Four years ago, Gov. Arnold Schwarzenegger rode into Sacramento brandishing the sword of fiscal discipline. He vowed to avenge the California taxpayer and end the budget deficit created by former Gov. Gray Davis’ profligate spending. “I will not rest until our fiscal house is in order,” he proclaimed. Four years later, we are still not there.
The Legislative Analysts Office just warned that next year’s state budget faces a deficit of $10 to $11 billion. To exacerbate the problem, California already has approximately $20 billion in debt due to previous budget problems. Rather than “blowing up the boxes” of state government, Schwarzenegger has continued to grow it.
Since his first budget, revenues have increased by approximately 32.2 percent while general fund spending has increased by 36.6 percent. This fact reveals the folly of believing that increases in revenue can resolve the fiscal imbalance. Increases in revenues simply trigger more spending.

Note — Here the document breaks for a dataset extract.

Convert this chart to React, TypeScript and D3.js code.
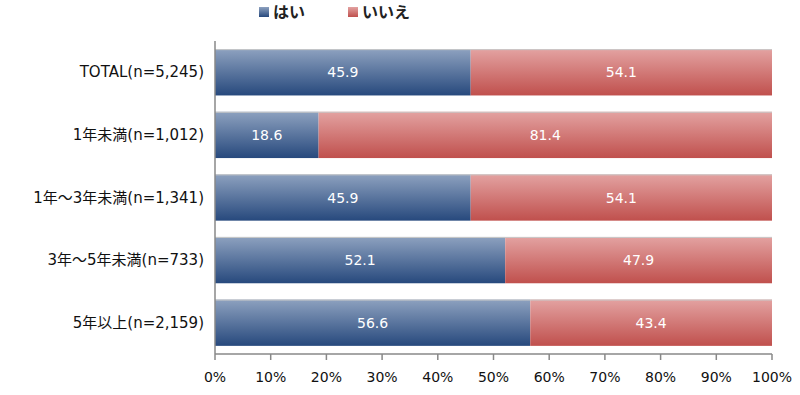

Elizabeth Hill, the Legislative Analyst, tried to offer a measure of optimism suggesting that if current projections hold, the budget crisis could nearly correct itself within three years. But consider that even the most sophisticated analysts have been unable to accurately predict an end to the current economic conditions. And secondly, is it reasonable to anticipate that current projections will remain viable in three years? After all, the fiscal conditions of the state have worsened by $6 billion since August. The state has trouble with three month projections, let alone three year forecasts.
If Schwarzenegger is serious about getting the state’s fiscal house in order once and for all, he should immediately declare a fiscal emergency and order a special session of the legislature-before the holiday break.
Schwarzenegger has proposed leasing the California State Lottery to a private entity for a lump-sum payment, estimated between $14 billion to $37 billion. Rather than using the revenues to finance his highly controversial universal healthcare proposal, the money should be used to eliminate the current deficit and create the time to achieve permanent budgetary reform. As such, during this special session, Schwarzenegger should tie efforts to address the current deficit to longer-term solutions that prevent this problem from occurring the next time the state economy slows.
Fortunately, the governor has already identified many of the needed long-term reforms in his landmark California Performance Review, which he can immediately implement.
For example, the Performance Review plan included an ambitious effort to trim some of the fat out of state government by consolidating similar departments, which would allow the government to take advantage of a continuing wave of state employee retirements to gradually reduce its workforce without firing anyone. This could save in excess of $3 billion over the course of five years, according to the report.
Similarly, the plan identified several billion dollars in surplus or questionable real estate owned by the state – think MTV beach houses – that could be sold to a more productive private use and could be realistically achieved within the next two years. This could easily contribute more than $1 billion and reduce ongoing state maintenance costs.
During this fiscal transformation, California could also shift to a performance-based budget where spending decisions are based on performance measurements of state programs-not just on what was spent last year as we currently do. Just because a program got money last year, doesn’t mean it deserves money this year.
But to be truly successful, Schwarzenegger must limit the state’s ability to spend recklessly. You can reform all you want, but if you do not put in place reasonable limits on state spending, the state will inevitably find itself in this position again.
Spending and revenue limits are effective because they force lawmakers to prioritize spending and make choices – the way normal families live every day. This is precisely what California needs – a fiscal policy that forces smarter spending.
Even recalled Gov. Gray Davis has seen the light. In a November speech, Davis said: “…every governor who serves more than just a couple years will experience both the good and the bad that comes with our economy…The answer, of course, is to adopt a spending limit which stockpiles money in good years that you can draw down in bad years.”
Schwarzenegger has talked long enough about reforming the state’s spending and his record has created a platform for his ousted predecessor to step to his right on fiscal matters. We have “torn up the credit cards” multiple times now only to order new ones. Now, is the opportunity for meaningful action, not more promises.